I want to parse cpp pre-processing directives while skipping over all other cpp syntaxes. In particular, I need to differentiate between function like and object like macros:

# define abc(x,y) x##y  //function like macro & token pasting operator
# define abc (a,b,c)   //object like macro, replace 'abc' by '(a,b,c)'

The key difference is that a function like macro does not have any hidden tokens (whitespace or multi-line comment) between the identifier abc and the left parenthesis following it.

But the problem is, I've already dropped all multiline comments and whitespace in the lexer to hidden channels. So how is it possible to identify a whitespace before the left parenthesis?

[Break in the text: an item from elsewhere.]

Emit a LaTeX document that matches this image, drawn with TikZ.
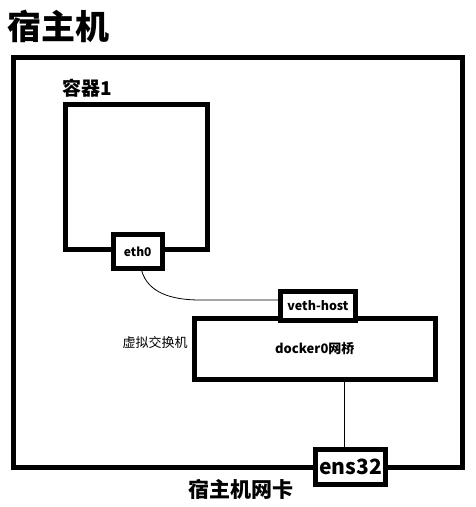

The lexer grammar I tried is like this:

CRLF: '\r'? '\n' -> channel(LINEBREAK);

WS: [ \t\f]+ -> channel(WHITESPACE);

ML_COMMENT: '/*'  .*? '*/' -> channel(COMMENTS);
SL_COMMENT: '//' ~[\r\n]*  -> channel(COMMENTS); 

PPHASH: {getCharPositionInLine() == 0}? (ML_COMMENT | [ \t\f])* '#'
; //any line starts with a # as the first char (comments, ws before it skipped)

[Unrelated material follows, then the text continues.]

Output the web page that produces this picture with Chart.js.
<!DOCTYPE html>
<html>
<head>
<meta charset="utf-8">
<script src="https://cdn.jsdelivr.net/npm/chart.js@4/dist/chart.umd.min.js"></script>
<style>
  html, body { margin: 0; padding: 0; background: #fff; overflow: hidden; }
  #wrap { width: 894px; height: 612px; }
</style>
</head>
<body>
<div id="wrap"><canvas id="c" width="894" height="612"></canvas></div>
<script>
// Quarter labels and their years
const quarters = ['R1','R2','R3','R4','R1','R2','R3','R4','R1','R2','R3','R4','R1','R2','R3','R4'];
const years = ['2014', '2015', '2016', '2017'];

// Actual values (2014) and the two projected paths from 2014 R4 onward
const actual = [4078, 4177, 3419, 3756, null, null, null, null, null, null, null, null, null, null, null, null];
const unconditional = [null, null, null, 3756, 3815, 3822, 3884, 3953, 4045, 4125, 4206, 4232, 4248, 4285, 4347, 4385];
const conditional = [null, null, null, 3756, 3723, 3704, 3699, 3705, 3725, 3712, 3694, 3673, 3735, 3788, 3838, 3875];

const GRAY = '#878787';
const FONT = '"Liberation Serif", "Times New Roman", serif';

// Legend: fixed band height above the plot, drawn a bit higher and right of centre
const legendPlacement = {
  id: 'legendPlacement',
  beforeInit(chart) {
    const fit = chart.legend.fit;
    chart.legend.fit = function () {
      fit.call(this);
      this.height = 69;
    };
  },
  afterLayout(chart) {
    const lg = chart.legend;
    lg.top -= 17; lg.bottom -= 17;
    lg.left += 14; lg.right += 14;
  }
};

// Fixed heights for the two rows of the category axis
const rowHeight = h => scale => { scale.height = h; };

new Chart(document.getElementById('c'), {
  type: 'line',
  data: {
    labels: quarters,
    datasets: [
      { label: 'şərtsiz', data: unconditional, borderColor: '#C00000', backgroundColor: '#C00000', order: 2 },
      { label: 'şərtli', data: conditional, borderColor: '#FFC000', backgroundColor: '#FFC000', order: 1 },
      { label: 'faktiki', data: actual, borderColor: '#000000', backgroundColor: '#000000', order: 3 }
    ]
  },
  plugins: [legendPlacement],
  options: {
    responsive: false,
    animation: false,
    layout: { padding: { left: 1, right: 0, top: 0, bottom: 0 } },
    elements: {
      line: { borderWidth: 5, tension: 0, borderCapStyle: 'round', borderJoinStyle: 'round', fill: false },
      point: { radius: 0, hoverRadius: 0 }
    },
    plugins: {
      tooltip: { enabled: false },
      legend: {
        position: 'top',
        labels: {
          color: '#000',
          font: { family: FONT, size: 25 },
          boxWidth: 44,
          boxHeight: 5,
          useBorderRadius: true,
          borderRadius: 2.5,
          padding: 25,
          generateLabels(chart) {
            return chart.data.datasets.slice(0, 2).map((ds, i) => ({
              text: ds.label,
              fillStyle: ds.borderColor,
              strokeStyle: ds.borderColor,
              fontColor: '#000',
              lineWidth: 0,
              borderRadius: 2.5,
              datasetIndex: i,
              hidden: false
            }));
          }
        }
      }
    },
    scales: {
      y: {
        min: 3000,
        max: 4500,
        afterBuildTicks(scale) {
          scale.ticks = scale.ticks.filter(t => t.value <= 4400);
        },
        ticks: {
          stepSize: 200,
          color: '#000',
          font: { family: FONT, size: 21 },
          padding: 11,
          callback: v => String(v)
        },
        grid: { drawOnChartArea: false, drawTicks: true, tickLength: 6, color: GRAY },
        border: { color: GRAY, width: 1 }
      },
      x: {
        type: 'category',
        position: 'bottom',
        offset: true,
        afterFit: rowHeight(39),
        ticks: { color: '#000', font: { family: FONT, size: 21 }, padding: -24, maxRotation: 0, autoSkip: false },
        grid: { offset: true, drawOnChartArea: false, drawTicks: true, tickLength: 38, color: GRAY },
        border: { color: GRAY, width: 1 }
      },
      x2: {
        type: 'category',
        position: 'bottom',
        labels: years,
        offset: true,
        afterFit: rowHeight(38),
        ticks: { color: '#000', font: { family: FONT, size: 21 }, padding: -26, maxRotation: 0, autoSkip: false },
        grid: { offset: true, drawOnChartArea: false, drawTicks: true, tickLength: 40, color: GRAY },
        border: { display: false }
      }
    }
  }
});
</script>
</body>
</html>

CHARACTER_LITERAL : 'L'? '\'' (CH_ESC |~['\r\n\\])*? '\'' ;  //not exactly 1 char between '' e.g. '0x05'
fragment CH_ESC :  '\\' . ;
STRING_LITERAL: 'L'? '"' (STR_ESC | ~["\r\n\\])*? '"'  ;
fragment STR_ESC:  '\\'  .  ;

ANY_ID: [_0-9a-zA-Z]+ ;

ALL_SYMBOL:
  '~' | '!' | '@' | '#' | '$' | '%' | '^' | '&' | '*' | '=' | '-' | '+' | '\\'| '|' | ':' | ';' | '"' | '\''|
  '<' | '>' | '.' | '?' | '/' | ',' | '[' | ']' | '(' | ')' | '{' | '}'

; //basically everything found in a keyboard

I intend to tell the parser the start of a preprocessing directive by a PPHASH token. It is a '#' at the start of a line.

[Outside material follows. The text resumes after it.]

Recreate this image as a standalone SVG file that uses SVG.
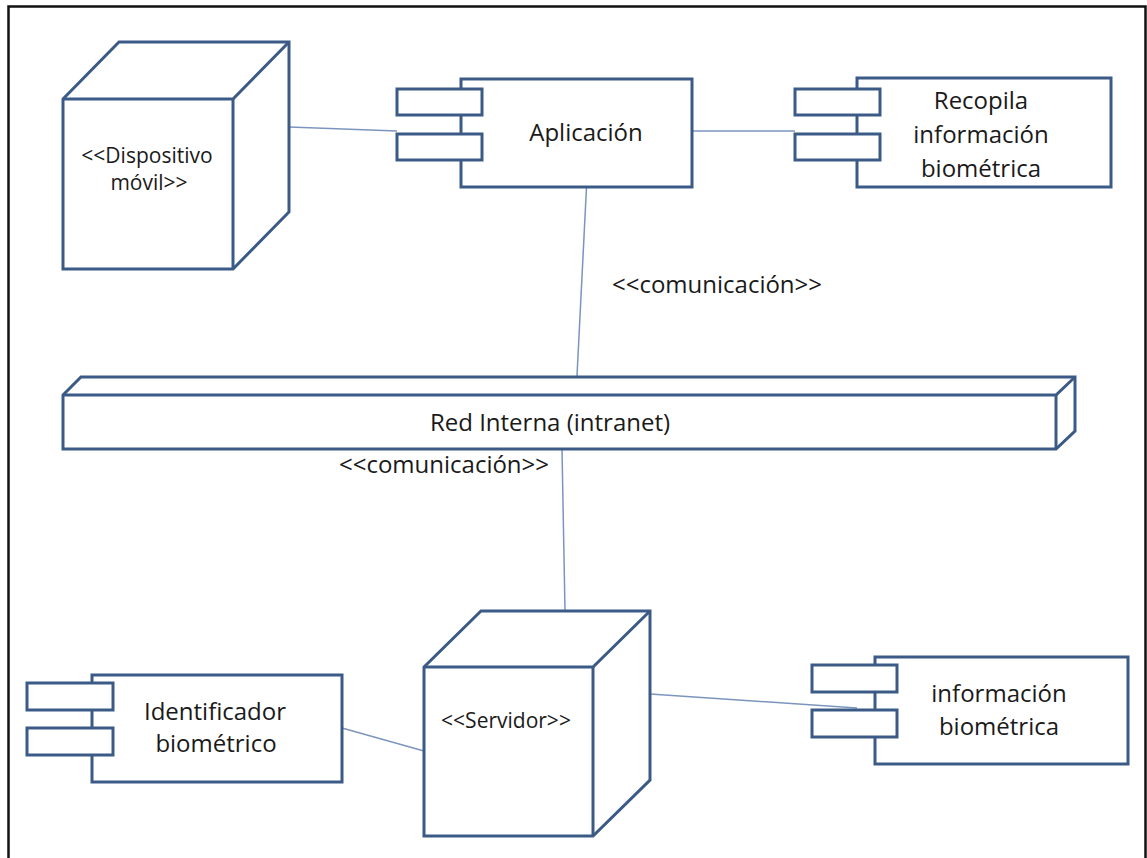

My incorrect parser grammar for a #define line:

define_line:
  PPHASH 'define'  (function_like_define | object_like_define)
;
//--- function like define ---
function_like_define:
  ANY_ID '(' parameter_seq? ')'  fl_replacement_string
;
parameter_seq:  ANY_ID ( ',' ANY_ID)* ;

//--- object like define ---
object_like_define:
  ANY_ID ol_replacement_string
;
//fl&ol different names, visitor no need to test parent. Separate rule to make it a single node supporting getText()
fl_replacement_string: any_non_crlf_token*;
ol_replacement_string: any_non_crlf_token*;
any_non_crlf_token:ANY_ID | .....;

This grammar incorrectly treats a #define abc (a,b,c) as a function like macro. How to fix the grammar?

1

1 Answers

0
votes

Parsing preprocessor tokens with all the bells and whistles (skipping anything disabled, line splicing, macro handling, stringizing, charizing and all that) is not a task for a general parser. You should rather implement an own input stream that handles the preprocessor macros (which involves an expression parser for the conditions). This stream would then evaluate what is enabled at the time the input is read and skips over it until the #else or #endif is found. #if / #ifdef is line based so you can easily do that by reading line by line.

I have gone through this process several years ago and offer the result on my homepage free for download: http://www.soft-gems.net/index.php/java/windows-resource-file-parser-and-converter. This project is a parser for Windows .rc files, but because of their nature, completely implements a .h file parser + expression evaluator, macro expansion etc.